Every child deserves their own Valentine mailbox — a personal little collection box that makes the exchange of Valentine cards feel official and exciting. Making the mailbox yourself, before the party or classroom exchange, is half the fun.
A recycled cereal box or shoebox transforms into a personalized mailbox with a slot in the top for delivering Valentines. Children can decorate it however they like, making each one a tiny self-portrait in paper and glitter.
Step 1: Cut the slot. An adult uses scissors or a craft knife to cut a 4-inch horizontal slot in the top of the box — wide enough for a Valentine card to slide through.

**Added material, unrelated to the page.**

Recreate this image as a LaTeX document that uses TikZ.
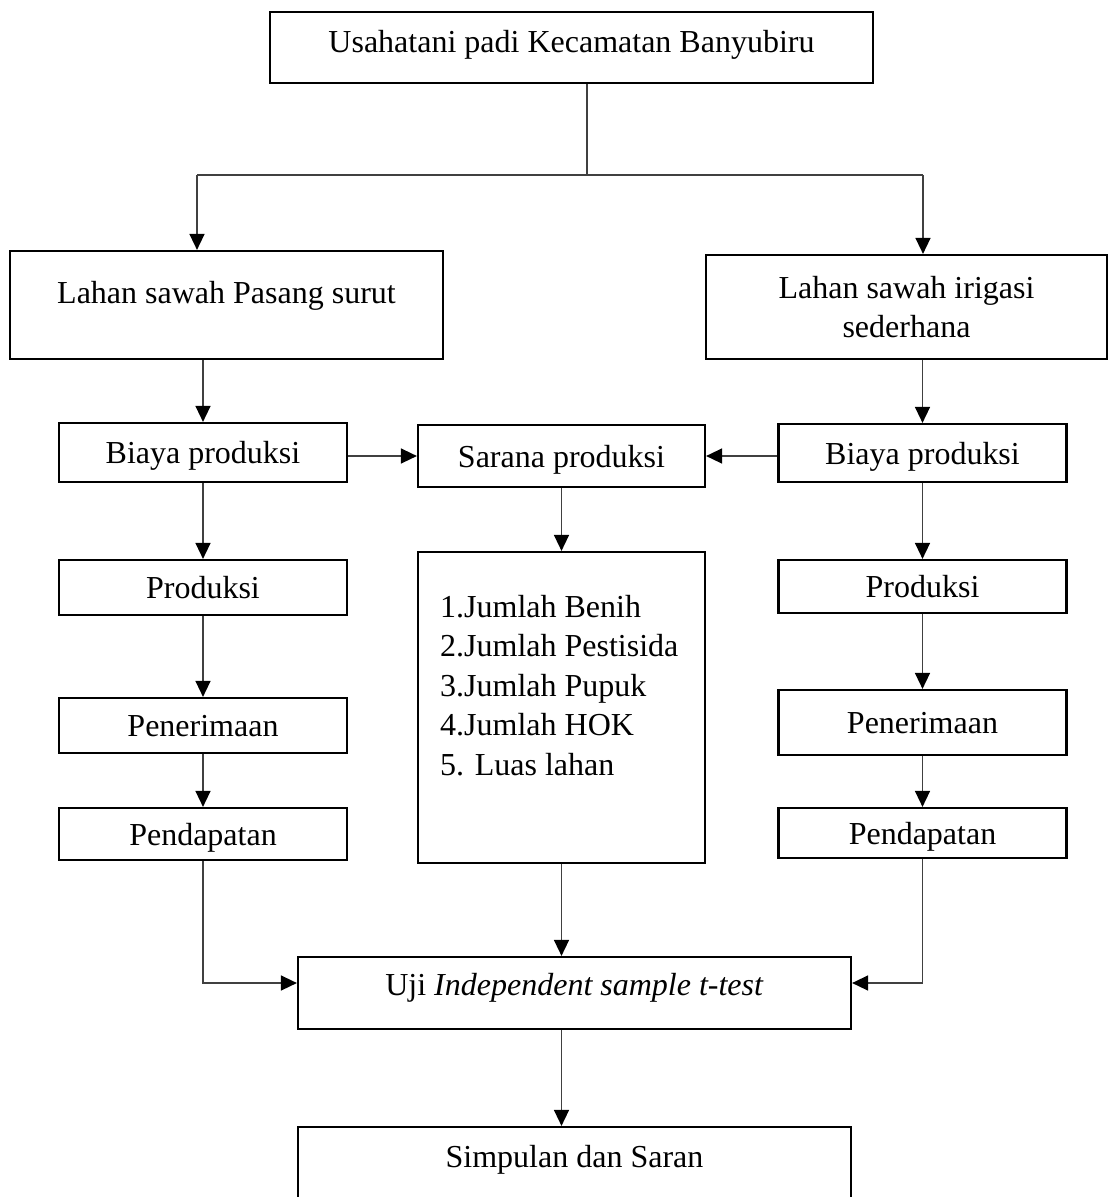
\documentclass[tikz,border=0pt]{standalone}
\usepackage{fontspec}
\setmainfont{Liberation Serif}
\usetikzlibrary{arrows.meta, positioning, calc}

\begin{document}
\begin{tikzpicture}[
    x=1pt, y=-1pt,
    font=\fontsize{32}{39.5}\selectfont,
    box/.style={rectangle, draw=black, line width=2.2pt, inner sep=0pt,
        text height=27pt, text depth=5pt, align=center},
    kol/.style={box, minimum width=288pt},
    a/.style={-{Triangle[length=16pt, width=15pt, black]}, line width=1.5pt, black!75},
    ln/.style={line width=1.5pt, black!75}
]
\useasboundingbox (0,0) rectangle (1109,1197);
\clip (0,0) rectangle (1109,1197);
% ===== LAHAN =====
\node[box, minimum width=603pt, minimum height=71pt, text depth=18pt] (usaha) at (571.5,47.5) {Usahatani padi Kecamatan Banyubiru};
\node[box, minimum width=433pt, minimum height=108pt, text depth=31pt] (lpasut) at (226.5,305) {Lahan sawah Pasang surut};
\node[box, minimum width=401pt, minimum height=104pt, text height={}, text depth={}] (lirig) at (906.5,307) {Lahan sawah irigasi\\sederhana};
\coordinate (cab) at (587,175);
\coordinate (cabL) at (197,175);
\coordinate (cabR) at (923,175);
\draw[ln] (usaha.south -| cab) -- (cab);
\draw[ln] (cabL) -- (cabR);
\draw[a] (cabL) -- (cabL |- lpasut.north);
\draw[a] (cabR) -- (cabR |- lirig.north);
% ===== KOLOM KIRI =====
\node[kol, minimum height=59pt] (biayaL) at (203,452.5) {Biaya produksi};
\node[kol, minimum height=55pt] (prodL)  at (203,587.5) {Produksi};
\node[kol, minimum height=55pt] (terimaL) at (203,725.5) {Penerimaan};
\node[kol, minimum height=52pt] (dapatL) at (203,834) {Pendapatan};
\draw[a] (biayaL.north |- lpasut.south) -- (biayaL.north);
\draw[a] (biayaL) -- (prodL);
\draw[a] (prodL) -- (terimaL);
\draw[a] (terimaL) -- (dapatL);
% ===== KOLOM KANAN =====
\node[kol, minimum height=58pt] (biayaR) at (922.5,453) {Biaya produksi};
\node[kol, minimum height=53pt] (prodR)  at (922.5,586.5) {Produksi};
\node[kol, minimum height=65pt] (terimaR) at (922.5,722.5) {Penerimaan};
\node[kol, minimum height=50pt] (dapatR) at (922.5,833) {Pendapatan};
\draw[a] (biayaR.north |- lirig.south) -- (biayaR.north);
\draw[a] (biayaR) -- (prodR);
\draw[a] (prodR) -- (terimaR);
\draw[a] (terimaR) -- (dapatR);
% ===== SARANA PRODUKSI =====
\node[box, minimum width=287pt, minimum height=62pt] (sarana) at (561.5,456) {Sarana produksi};
\node[box, minimum width=287pt, minimum height=311pt] (input) at (561.5,707.5) {};
\node[anchor=north west, inner sep=0pt, align=left] (daftar) at (440,595)
    {1.Jumlah Benih\\2.Jumlah Pestisida\\3.Jumlah Pupuk\\4.Jumlah HOK\\5. Luas lahan};
\draw[a] (biayaL.east |- sarana.west) -- (sarana.west);
\draw[a] (biayaR.west |- sarana.east) -- (sarana.east);
\draw[a] (sarana) -- (input);
% ===== UJI DAN SIMPULAN =====
\node[box, minimum width=553pt, minimum height=72pt, text depth=22pt] (uji) at (574.5,993) {Uji \textit{Independent sample t-test}};
\node[box, minimum width=553pt, minimum height=83pt, text depth=30pt] (simpul) at (574.5,1168.5) {Simpulan dan Saran};
\draw[a] (input.south) -- (input.south |- uji.north);
\draw[a] (dapatL.south) |- ([yshift=10pt]uji.west);
\draw[a] (dapatR.south) |- ([yshift=10pt]uji.east);
\draw[a] (uji.south -| input.south) -- (input.south |- simpul.north);
\end{tikzpicture}
\end{document}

Step 2: Cover the box. Paint the box red or pink, or wrap it in festive wrapping paper for a quick no-mess option.
Step 3: Decorate! This is the main event — children go wild with stickers, foam hearts, ribbon bows, doilies, and glitter glue. No two mailboxes will look the same.
Step 4: Add the name. Help children write or stamp their name on the front of the box.
Step 5: Use it! Place mailboxes in a row at the classroom Valentine's party so classmates can deliver their cards.
Personal expression — Decorating their own mailbox is a meaningful creative identity exercise.
Spatial planning — Deciding what to put where on the box surface builds design thinking.
Social awareness — The mailbox is a concrete symbol of giving and receiving, building social understanding.
I've done this craft every year for a decade and it never gets old. The key is giving children a fully-covered box so they can decorate immediately — waiting for paint to dry loses momentum. Contact paper is your friend here. Set up the covering the night before and let children arrive to a ready-to-decorate box. Pure joy every time.